● **TASK TO COMPLETE**
Return the material exactly, first line through the line containing "minimum width=177pt, minimum", and nothing more. Pictures stay out.

● **INFORMATION PROVIDED**
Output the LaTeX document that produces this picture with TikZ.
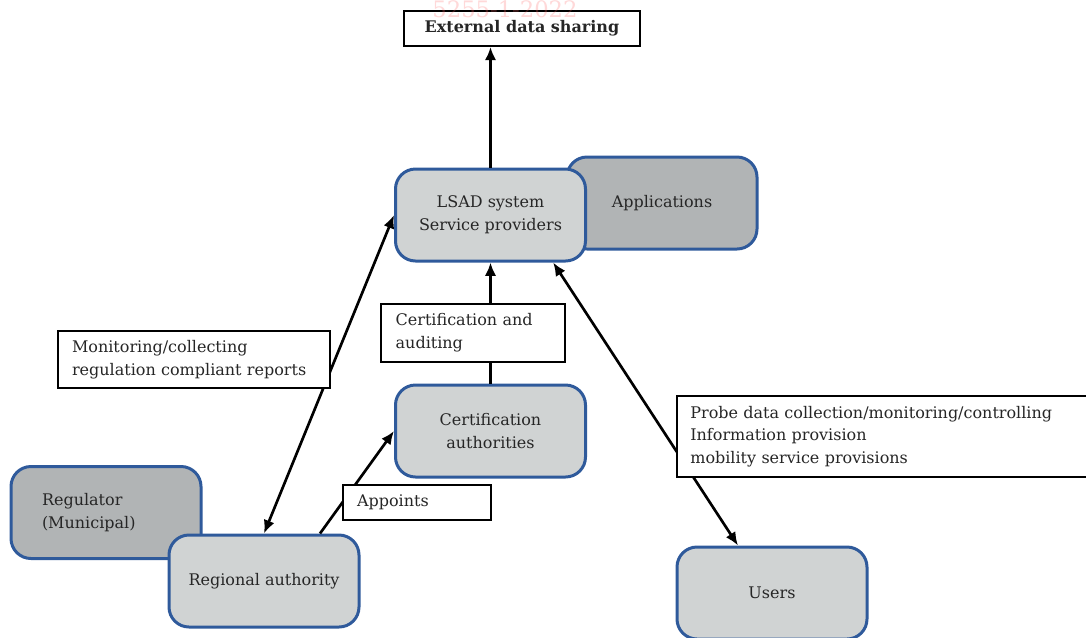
\documentclass[tikz,border=0pt]{standalone}
\usepackage{fontspec}
\setmainfont{DejaVu Serif}
\usetikzlibrary{positioning, arrows.meta}
\definecolor{boxblue}{RGB}{47,90,155}
\definecolor{lightfill}{RGB}{208,211,211}
\definecolor{darkfill}{RGB}{177,180,181}
\tikzset{
x=0.75pt, y=-0.75pt, % coordinates are given in pixels, y going down
every node/.style={font=\fontsize{12}{17}\selectfont, text=black!85},
actor/.style={rectangle, rounded corners=15pt, draw=boxblue, line width=2.25pt, fill=lightfill, minimum width=142.5pt, minimum height=69pt, align=center}, % the rounded gray boxes
darkactor/.style={actor, fill=darkfill}, % the darker ones lying behind
note/.style={rectangle, draw=black, line width=1.5pt, fill=white, align=left}, % white label boxes
link/.style={line width=2pt, -{Latex[length=10pt,width=8.5pt]}}, % one-way arrows
both link/.style={line width=2pt, {Latex[length=10pt,width=8.5pt]}-{Latex[length=10pt,width=8.5pt]}}, % two-way arrows
}

\begin{document}
\begin{tikzpicture}
\useasboundingbox (0,0) rectangle (1086,637);

\node[darkactor] at (662,203) (apps) {Applications};
\node[actor] at (490.5,215) (lsad) {LSAD system\\Service providers};
\node[darkactor, align=left, text width=96pt, inner xsep=23pt] at (106,512.5) (regulator) {Regulator\\(Municipal)};
\node[actor] at (264,581) (regional) {Regional authority};
\node[actor] at (490.5,431) (certauth) {Certification\\authorities};
\node[actor] at (772,593) (users) {Users};
\node[note, font=\fontsize{12}{17}\bfseries, minimum width=177pt, minimum height=26pt, align=center] at (522,28.5) (ext) {External data sharing};

\draw[link] (lsad.north) -- (lsad.north |- ext.south);
\draw[link] (certauth.north) -- (lsad.south);
\draw[both link] (regional.north) -- (lsad.west);
\draw[link] ([xshift=42pt]regional.north) -- (certauth.west);
\draw[both link] ([xshift=47pt]lsad.south) -- ([xshift=-25.5pt]users.north);

\node[note, text width=116pt, inner xsep=11pt, minimum height=43.5pt] at (473,333) (audit) {Certification and\\auditing};
\node[note, text width=183pt, inner xsep=10.5pt, minimum height=43pt] at (194,359.5) (monitor) {Monitoring/collecting\\regulation compliant reports};
\node[note, text width=90pt, inner xsep=10.5pt, minimum height=26pt] at (417,502.5) (appoints) {Appoints};
\node[note, text width=295pt, inner xsep=10pt, minimum height=61pt] at (887,436.5) (probe) {Probe data collection/monitoring/controlling\\Information provision\\mobility service provisions};

\node[font=\fontsize{17}{17}\selectfont, text=red!60, opacity=0.25] at (505,9) (mark) {5255-1-2022};

\end{tikzpicture}
\end{document}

● **ANSWER IN FULL**
Output the LaTeX document that produces this picture with TikZ.
\documentclass[tikz,border=0pt]{standalone}
\usepackage{fontspec}
\setmainfont{DejaVu Serif}
\usetikzlibrary{positioning, arrows.meta}
\definecolor{boxblue}{RGB}{47,90,155}
\definecolor{lightfill}{RGB}{208,211,211}
\definecolor{darkfill}{RGB}{177,180,181}
\tikzset{
x=0.75pt, y=-0.75pt, % coordinates are given in pixels, y going down
every node/.style={font=\fontsize{12}{17}\selectfont, text=black!85},
actor/.style={rectangle, rounded corners=15pt, draw=boxblue, line width=2.25pt, fill=lightfill, minimum width=142.5pt, minimum height=69pt, align=center}, % the rounded gray boxes
darkactor/.style={actor, fill=darkfill}, % the darker ones lying behind
note/.style={rectangle, draw=black, line width=1.5pt, fill=white, align=left}, % white label boxes
link/.style={line width=2pt, -{Latex[length=10pt,width=8.5pt]}}, % one-way arrows
both link/.style={line width=2pt, {Latex[length=10pt,width=8.5pt]}-{Latex[length=10pt,width=8.5pt]}}, % two-way arrows
}

\begin{document}
\begin{tikzpicture}
\useasboundingbox (0,0) rectangle (1086,637);

\node[darkactor] at (662,203) (apps) {Applications};
\node[actor] at (490.5,215) (lsad) {LSAD system\\Service providers};
\node[darkactor, align=left, text width=96pt, inner xsep=23pt] at (106,512.5) (regulator) {Regulator\\(Municipal)};
\node[actor] at (264,581) (regional) {Regional authority};
\node[actor] at (490.5,431) (certauth) {Certification\\authorities};
\node[actor] at (772,593) (users) {Users};
\node[note, font=\fontsize{12}{17}\bfseries, minimum width=177pt, minimum height=26pt, align=center] at (522,28.5) (ext) {External data sharing};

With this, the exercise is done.